It is a survivor, bachelor’s button. Centaurea cyanus is easy to grow in even terrible soil. The photographs featured here were taken on the side of the road in hard-packed clay.
Centaurea cyanus is called bachelor’s button because young men would wear it when they were in love.
If the flower faded too quickly, it was a sign the young man’s love would not last. Centaurea cyanus is also known as cornflower because it commonly grew in cornfields. There are tons more stories about bachelor’s button should you have interest in its historical connection to human history. (It was apparently John F. Kennedy’s favorite flower and bachelor’s button was also found in the tomb of King Tutankhamen).

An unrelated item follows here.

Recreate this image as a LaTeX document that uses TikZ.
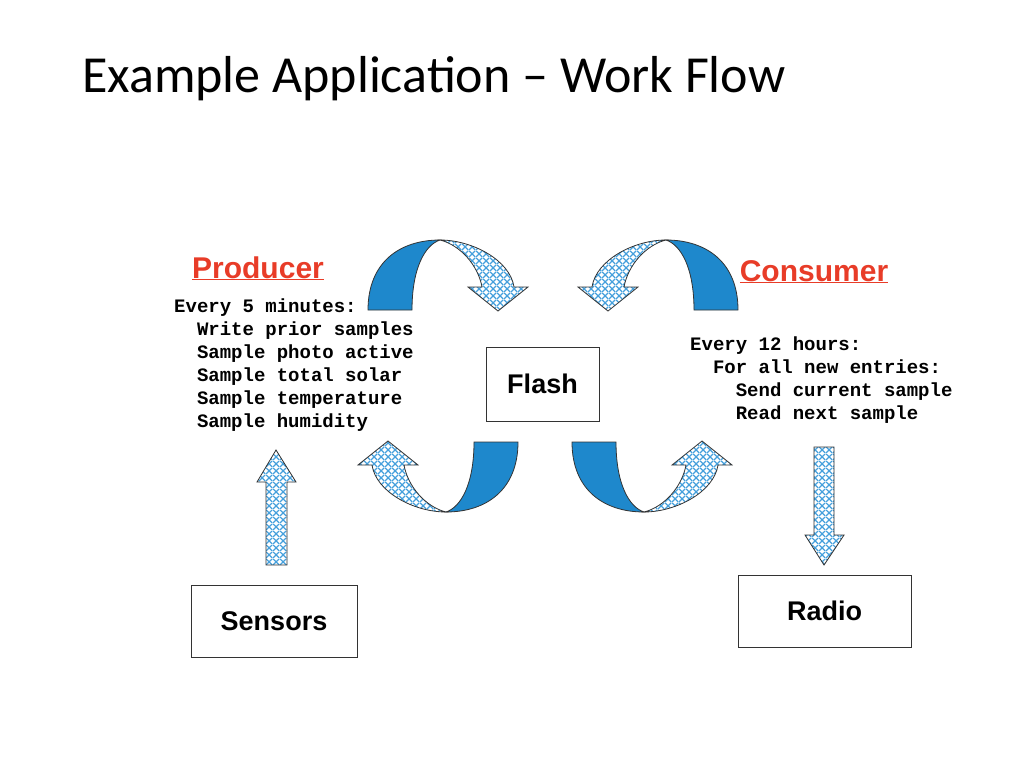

Growing bachelor’s button in the garden
Bachelor’s button is easy to grow and reseeds freely once established. It likes full sun but can handle a little shade. It tends to get floppy as it progresses through the season. More sun will equal stronger stems. Some people grow bachelor’s button through a peony ring to stabilize the stems, but this seems way out of character for such a loose and informal plant. If it is too casual for a space to flop around a bit I would plant something else.
You don’t need to worry about supplemental watering. The best way to include it in the garden is from seed. Sow after danger of frost is past (or a little before). It takes a week or two for the seed to germinate. You can deadhead to extend the flowering season, but I wouldn’t bother once a good patch gets going.
Best in cottage, prairie, or informal gardens.
Plant type: Annual
Native status: non-native, native to Europe and Asia
Bloom period: April-June (zone 8) – extended season with deadheading
Winter hardiness: Annual – can be grown in USDA zones 2-11
Of note: Easy to grow. Naturalizing. Non-native but not considered invasive. An old-fashioned flower that is gorgeous in the natural landscape. Grows in disturbed environments (road-sides, fallow fields).